DRRG代码踩坑记录
一、代码卡死问题:
训练一个epoch时,模型不能接着训练,只能通过Ctrl+C强制性暂停,直接卡死,并且输入watch -n 1 nvidia-smi时,观察不到GPU的使用,在经过两个多小时的查找以及各种尝试之后,发现错误居然是num_workers的问题!!!!!!!!!!!!!!
训练之前,一定要指定num_workers为零
CUDA_LAUNCH_BLOCKING=1 python train_TextGraph.py - -exp_name Ctw1500 --max_epoch 600 --batch_size 6 --gpu 0 --input_size 640 --optim SGD --lr 0.001 -- start_epoch 0 --viz --net vgg --num_workers 0
虽然在config.py文件中可以指定num_workers的大小,但如果不指定num_workers的话,num_workers会自动变成8
二、“FileNotFoundError: [Errno 2] No such file or directory: './vis/Ctw1500_train' ”的问题:
这个是训练结果的保存路径,需要手动设置一个空文件夹
三、makefile编译错误:
编译lanms下的Makefile文件,产生如下报错:
g++ -o adaptor.so -I include -std=c++11 -O3 -I/home/zhangmingzhou1/anaconda3/envs/pytorch/include/python3.7m -I/home/zhangmingzhou1/anaconda3/envs/pytorch/include/python3.7m -Wno-unused-result -Wsign-compare -march=nocona -mtune=haswell -ftree-vectorize -fPIC -fstack-protector-strong -fno-plt -O3 -pipe -fdebug-prefix-map==/usr/local/src/conda/- -fdebug-prefix-map==/usr/local/src/conda-prefix -fuse-linker-plugin -ffat-lto-objects -flto-partition=none -flto -flto -fuse-linker-plugin -ffat-lto-objects -flto-partition=none -DNDEBUG -fwrapv -O3 -Wall -L/home/zhangmingzhou1/anaconda3/envs/pytorch/lib/python3.7/config-3.7m-x86_64-linux-gnu -L/home/zhangmingzhou1/anaconda3/envs/pytorch/lib -lpython3.7m -lpthread -ldl -lutil -lrt -lm -Xlinker -export-dynamic adaptor.cpp include/clipper/clipper.cpp --shared -fPIC
g++: error: unrecognized command line option ‘-fno-plt’

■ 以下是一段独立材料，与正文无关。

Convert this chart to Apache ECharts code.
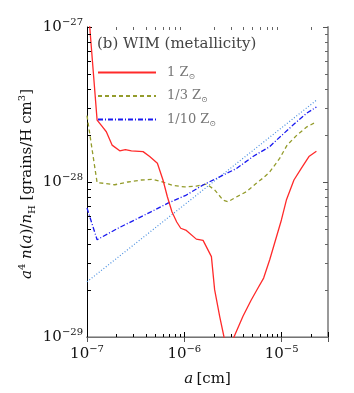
<!DOCTYPE html>
<html><head><meta charset="utf-8">
<script src="https://cdn.jsdelivr.net/npm/echarts@6.0.0/dist/echarts.min.js"></script>
<style>html,body{margin:0;padding:0;background:#fff}#c{width:354px;height:393px}</style>
</head><body><div id="c"></div>
<script>
// ---- data ----
const xMin = 1e-7, xMax = 3e-5, yMin = 1e-29, yMax = 1e-27;
const seriesNames = ['1 Z⊙', '1/3 Z⊙', '1/10 Z⊙'];
const titleText = '(b) WIM (metallicity)';

const redX = [1.0e-7, 1.27e-7, 1.41e-7, 1.58e-7, 1.81e-7, 2.17e-7, 2.48e-7, 2.86e-7, 3.77e-7, 4.41e-7, 5.29e-7, 6.04e-7, 6.70e-7, 7.48e-7, 8.36e-7, 9.19e-7, 1.05e-6, 1.33e-6, 1.56e-6, 1.90e-6, 2.05e-6, 2.31e-6, 2.56e-6, 2.86e-6, 3.24e-6, 4.01e-6, 4.89e-6, 5.72e-6, 6.54e-6, 7.55e-6, 9.96e-6, 1.12e-5, 1.34e-5, 1.60e-5, 1.91e-5, 2.28e-5];
const redY = [1.67e-27, 2.51e-28, 2.31e-28, 2.11e-28, 1.73e-28, 1.59e-28, 1.62e-28, 1.59e-28, 1.57e-28, 1.46e-28, 1.32e-28, 1.03e-28, 8.03e-29, 6.41e-29, 5.52e-29, 5.03e-29, 4.87e-29, 4.28e-29, 4.20e-29, 3.30e-29, 2.02e-29, 1.36e-29, 1.0e-29, 7.7e-30, 1.0e-29, 1.36e-29, 1.74e-29, 2.07e-29, 2.40e-29, 3.15e-29, 5.69e-29, 7.65e-29, 1.03e-28, 1.23e-28, 1.46e-28, 1.58e-28];

const greenX = [1.0e-7, 1.27e-7, 1.52e-7, 1.93e-7, 2.64e-7, 3.62e-7, 4.77e-7, 6.04e-7, 7.65e-7, 1.01e-6, 1.33e-6, 1.69e-6, 2.05e-6, 2.50e-6, 2.81e-6, 3.43e-6, 4.35e-6, 5.5e-6, 6.44e-6, 7.55e-6, 9.55e-6, 1.14e-5, 1.44e-5, 1.82e-5, 2.28e-5];
const greenY = [2.68e-28, 9.9e-29, 9.8e-29, 9.6e-29, 1.00e-28, 1.03e-28, 1.04e-28, 1.00e-28, 9.5e-29, 9.3e-29, 9.4e-29, 9.7e-29, 8.9e-29, 7.65e-29, 7.46e-29, 8.0e-29, 8.66e-29, 9.8e-29, 1.06e-28, 1.16e-28, 1.42e-28, 1.73e-28, 2.01e-28, 2.27e-28, 2.44e-28];

const blueX = [1.0e-7, 1.27e-7, 2.08e-7, 3.09e-7, 4.59e-7, 6.79e-7, 1.05e-6, 1.56e-6, 2.31e-6, 3.43e-6, 5.08e-6, 7.55e-6, 8.85e-6, 1.31e-5, 1.80e-5, 2.28e-5];
const blueY = [6.8e-29, 4.24e-29, 5.03e-29, 5.69e-29, 6.44e-29, 7.3e-29, 8.24e-29, 9.57e-29, 1.08e-28, 1.22e-28, 1.46e-28, 1.69e-28, 1.86e-28, 2.33e-28, 2.77e-28, 3.05e-28];

const dotX = [1.0e-7, 7.08e-7, 2.28e-5];
const dotY = [2.27e-29, 6.0e-29, 3.37e-28];

const xTickDecades = [-7, -6, -5];
const yTickDecades = [-29, -28, -27];

// ---- build ----
const F = 'DejaVu Serif';
const zip = (xs, ys) => xs.map((x, i) => [x, ys[i]]);

const minorData = [];
xTickDecades.forEach(d => { for (let m = 2; m <= 9; m++) { const v = m * Math.pow(10, d); if (v < xMax) minorData.push([v, yMin, 0]); } });
yTickDecades.forEach(d => { for (let m = 2; m <= 9; m++) { const v = m * Math.pow(10, d); if (v < yMax) minorData.push([xMin, v, 1]); } });

const labelData = [];
xTickDecades.forEach(d => labelData.push([Math.pow(10, d), yMin, 0, d]));
yTickDecades.forEach(d => labelData.push([xMin, Math.pow(10, d), 1, d]));

const labelRich = {
  b: {fontFamily: F, fontSize: 15, lineHeight: 20, fill: '#111'},
  e: {fontFamily: F, fontSize: 10, lineHeight: 11, verticalAlign: 'top', fill: '#111'}
};

const chart = echarts.init(document.getElementById('c'), null, {renderer: 'canvas'});
const option = {
  animation: false,
  backgroundColor: '#fff',
  title: {text: titleText, left: 97, top: 37, padding: 0, textStyle: {fontFamily: F, fontSize: 15, fontWeight: 'normal', color: '#444'}},
  legend: {
    data: seriesNames, orient: 'vertical', left: 97, top: 66, padding: 0,
    itemWidth: 58, itemHeight: 14, itemGap: 9,
    itemStyle: {opacity: 0},
    formatter: name => '{n|' + name.split(' ')[0] + ' Z}{s|\u2299}',
    textStyle: {color: '#777', padding: [0, 0, 0, 6], rich: {
      n: {fontFamily: F, fontSize: 13, lineHeight: 16, color: '#777'},
      s: {fontFamily: F, fontSize: 8, lineHeight: 8, verticalAlign: 'bottom', color: '#777'}
    }}
  },
  graphic: [{
    type: 'text', x: 27, y: 184, rotation: Math.PI / 2, silent: true,
    style: {
      text: '{i|a}{sup|4}{i| n}{r|(}{i|a}{r|)/}{i|n}{sub|H}{r| [grains/H cm}{sup|3}{r|]}',
      align: 'center', verticalAlign: 'middle',
      rich: {
        i: {fontFamily: F, fontStyle: 'italic', fontSize: 15, lineHeight: 20, fill: '#111'},
        r: {fontFamily: F, fontSize: 15, lineHeight: 20, fill: '#111'},
        sup: {fontFamily: F, fontSize: 10, lineHeight: 10, verticalAlign: 'top', fill: '#111'},
        sub: {fontFamily: F, fontSize: 10, lineHeight: 10, verticalAlign: 'bottom', fill: '#111'}
      }
    }
  }],
  grid: {left: 87, top: 27, right: 26, bottom: 56, containLabel: false, outerBoundsMode: 'none'},
  xAxis: [
    {type: 'log', logBase: 10, min: xMin, max: xMax, position: 'bottom', gridIndex: 0,
     axisLine: {lineStyle: {color: '#000', width: 1}},
     axisTick: {inside: true, length: 5, lineStyle: {color: '#000'}},
     splitLine: {show: false},
     axisLabel: {show: false},
     name: '{i|a} {r|[cm]}', nameLocation: 'middle', nameGap: 35,
     nameTextStyle: {rich: {
       i: {fontFamily: F, fontStyle: 'italic', fontSize: 15, color: '#111'},
       r: {fontFamily: F, fontSize: 15, color: '#111'}}}
    },
    {type: 'log', logBase: 10, min: xMin, max: xMax, position: 'top', gridIndex: 0,
     axisLine: {lineStyle: {color: '#999', width: 1.5}},
     axisTick: {inside: true, length: 5, lineStyle: {color: '#555'}},
     splitLine: {show: false}, axisLabel: {show: false}}
  ],
  yAxis: [
    {type: 'log', logBase: 10, min: yMin, max: yMax, position: 'left', gridIndex: 0,
     axisLine: {lineStyle: {color: '#000', width: 1}},
     axisTick: {inside: true, length: 5, lineStyle: {color: '#000'}},
     splitLine: {show: false},
     axisLabel: {show: false}
    },
    {type: 'log', logBase: 10, min: yMin, max: yMax, position: 'right', gridIndex: 0,
     axisLine: {lineStyle: {color: '#999', width: 2}},
     axisTick: {inside: true, length: 5, lineStyle: {color: '#555'}},
     splitLine: {show: false}, axisLabel: {show: false}}
  ],
  series: [
    {name: seriesNames[0], type: 'line', data: zip(redX, redY), symbol: 'none', showSymbol: false,
     lineStyle: {color: '#ff2a2a', width: 1.3, type: 'solid'}, itemStyle: {color: '#ff2a2a'}, clip: true, z: 5},
    {name: seriesNames[1], type: 'line', data: zip(greenX, greenY), symbol: 'none', showSymbol: false,
     lineStyle: {color: '#949c2c', width: 1.3, type: [4, 3]}, itemStyle: {color: '#949c2c'}, clip: true, z: 4},
    {name: seriesNames[2], type: 'line', data: zip(blueX, blueY), symbol: 'none', showSymbol: false,
     lineStyle: {color: '#1a1af0', width: 1.3, type: [5, 2, 1, 2]}, itemStyle: {color: '#1a1af0'}, clip: true, z: 4},
    {name: 'dotted', type: 'line', data: zip(dotX, dotY), symbol: 'none', showSymbol: false,
     lineStyle: {color: '#4a8fe0', width: 1.2, type: [1, 2]}, clip: true, z: 3},
    {name: 'minor', type: 'custom', silent: true, clip: false, z: 10, data: minorData,
     renderItem: (params, api) => {
       const cs = params.coordSys;
       const kind = api.value(2);
       const L = 3;
       if (kind === 0) {
         const px = Math.round(api.coord([api.value(0), yMin])[0]) + 0.5;
         return {type: 'group', children: [
           {type: 'line', shape: {x1: px, y1: cs.y + cs.height, x2: px, y2: cs.y + cs.height - L}, style: {stroke: '#000', lineWidth: 1}},
           {type: 'line', shape: {x1: px, y1: cs.y, x2: px, y2: cs.y + L}, style: {stroke: '#666', lineWidth: 1}}]};
       }
       const py = Math.round(api.coord([xMin, api.value(1)])[1]) + 0.5;
       return {type: 'group', children: [
         {type: 'line', shape: {x1: cs.x, y1: py, x2: cs.x + L + 1, y2: py}, style: {stroke: '#000', lineWidth: 1}},
         {type: 'line', shape: {x1: cs.x + cs.width, y1: py, x2: cs.x + cs.width - L, y2: py}, style: {stroke: '#666', lineWidth: 1}}]};
     }},
    {name: 'ticklabels', type: 'custom', silent: true, clip: false, z: 10, data: labelData,
     renderItem: (params, api) => {
       const cs = params.coordSys;
       const kind = api.value(2);
       const d = api.value(3);
       const text = '{b|10}{e|\u2212' + Math.abs(d) + '}';
       if (kind === 0) {
         const px = api.coord([api.value(0), yMin])[0];
         return {type: 'text', x: px, y: cs.y + cs.height + 7,
           style: {text, align: 'center', verticalAlign: 'top', rich: labelRich}};
       }
       const py = api.coord([xMin, api.value(1)])[1];
       return {type: 'text', x: cs.x - 4, y: py,
         style: {text, align: 'right', verticalAlign: 'middle', rich: labelRich}};
     }}
  ]
};
chart.setOption(option);
</script>
</body></html>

Makefile:10: recipe for target 'adaptor.so' failed
make: *** [adaptor.so] Error 1
将原文件代码:
CXXFLAGS= -I include -std=c++11 -O3$(shellpython3-config --cflags)
LDFLAGS=$(shellpython3-config --ldflags)
DEPS= lanms.h$(shellfind include -xtype f)
CXX_SOURCES= adaptor.cpp include/clipper/clipper.cpp
LIB_SO= adaptor.so
$(LIB_SO):$(CXX_SOURCES)$(DEPS)
$(CXX)-o$@$(CXXFLAGS)$(LDFLAGS)$(CXX_SOURCES)--shared -fPIC
clean:
rm -rf$(LIB_SO)
改为:
CXXFLAGS = -I include -std=c++11 -O3 -I/home/zhangmingzhou1/anaconda3/envs/pytorch/include/python3.7m/
LDFLAGS = -I/home/zhangmingzhou1/anaconda3/envs/pytorch/include/python3.7m/
DEPS = lanms.h $(shell find include -xtype f)
CXX_SOURCES = adaptor.cpp include/clipper/clipper.cpp
LIB_SO = adaptor.so
$(LIB_SO): $(CXX_SOURCES) $(DEPS)
$(CXX) -o $@ $(CXXFLAGS) $(LDFLAGS) $(CXX_SOURCES) --shared -fPIC
clean:
rm -rf $(LIB_SO)